Anoche Olivia mordisqueó el segundo tomo de Cinema. A Critical Dictionary, editado por Richard Roud. Es una obra imprescindible. Con los dientes, Olivia rasgó la cubierta de papel y rompió la parte superior del lomo—hizo jirones la tela. Parece el trabajo de una cultura que se define a sí misma como iconoclasta o caníbal. Tal vez se trate de una barbaridad necesaria: la destrucción parcial nos recuerda que todo libro no es más que un objeto mistificado, con pedigrí fingido, con el aura de lo prestigioso y aprobado por un sistema de símbolos. En tal caso, se podría pensar que Olivia es una agente de la era digital, cuyo propósito es desacreditar nuestras fantasías bibliofílicas.

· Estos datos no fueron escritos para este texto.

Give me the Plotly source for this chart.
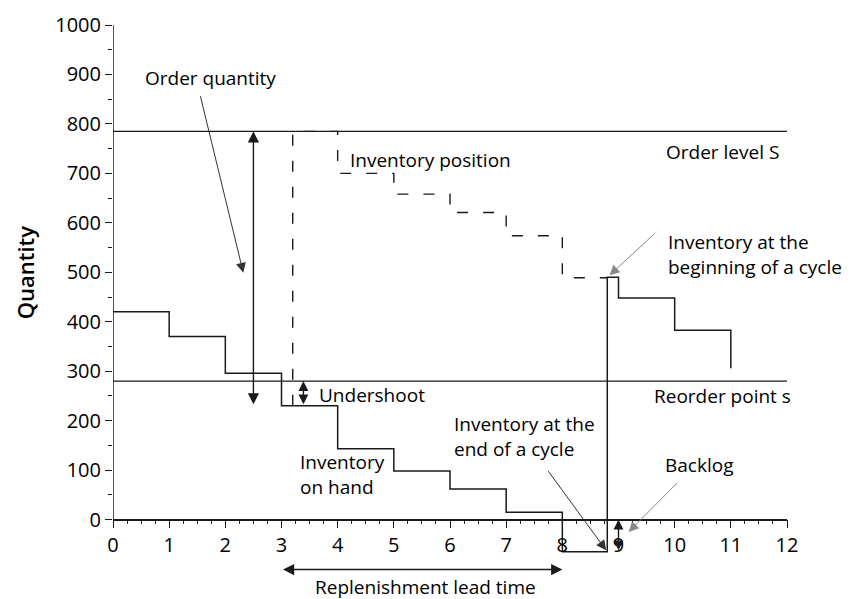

Exagero, por supuesto. Lo que ocurrió fue la combinación de mi descuido y su curiosidad. Quizá sus dientes querían probar otras superficies y texturas. De todas formas, no es vano especular qué hay detrás de un libro maltratado. Habrá quien vea en ese acto una adolescente variación romántica: lo que importa—tratará de convencernos—es menos el volumen transitorio que su contenido, sus dictámenes, su prescrita eternidad. La dicotomía que sostiene esa opinión esta suficientemente desacreditada.
Ahí sigue Olivia, trabajando ahora una media. ¿Qué filosofía puede encerrar ahora su juego? Quién sabe: literalmente, Olivia es una hija de perra.